I am trying to write to a subset of rows of a data.table by reference in order to deal with training, testing, and excluded rows of data for a model.
However, when I define this subset of rows and attempt to write to it, it breaks the reference without warning.
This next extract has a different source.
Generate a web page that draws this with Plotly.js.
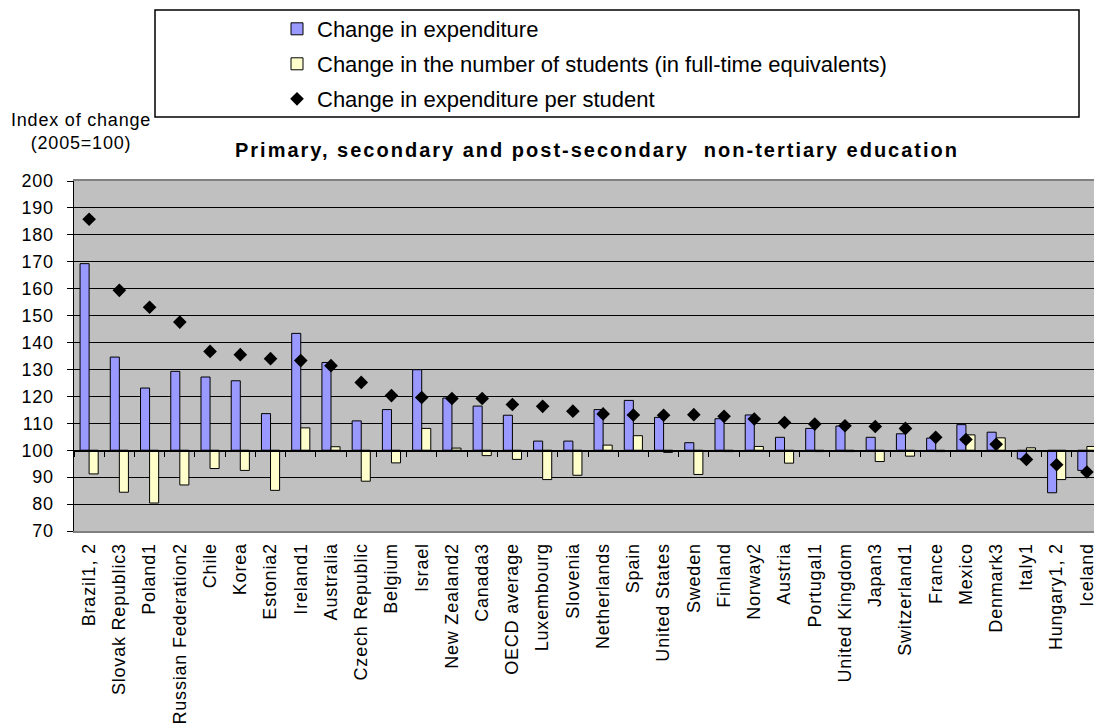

Conceptually, I know that this works:
library('data.table')
a <- data.table(a1=c(0,1), a2=c(2,3))
a
# a1 a2
# 1: 0 2
# 2: 1 3
b <- a
b[,b1:=4]
b
# a1 a2 b1
# 1: 0 2 4
# 2: 1 3 4
a
# a1 a2 b1
# 1: 0 2 4
# 2: 1 3 4
But what I am trying to do is something like:
a <- data.table(a1=c(0,1), a2=c(2,3))
a
b <- a[1,]
b
# a1 a2
# 1: 0 2
b[,b1:=4]
b
# a1 a2 b1
# 1: 0 2 4
a
# a1 a2
# 1: 0 2
# 2: 1 3
# What I would really like is
#>a
# a1 a2 b1
# 1: 0 2 4
# 2: 1 3 NA
I am having a hard time reconciling this behavior with the explanation here which suggests that using the data table assignment :=
shouldn't break the reference like <-
would.
I have a key for every row, so merging the scores back is not a big deal. I'm just curious if there's a way to pass it. Basically I am trying to createDataPartition()
around some excluded rows and finding the book-keeping kind of annoying.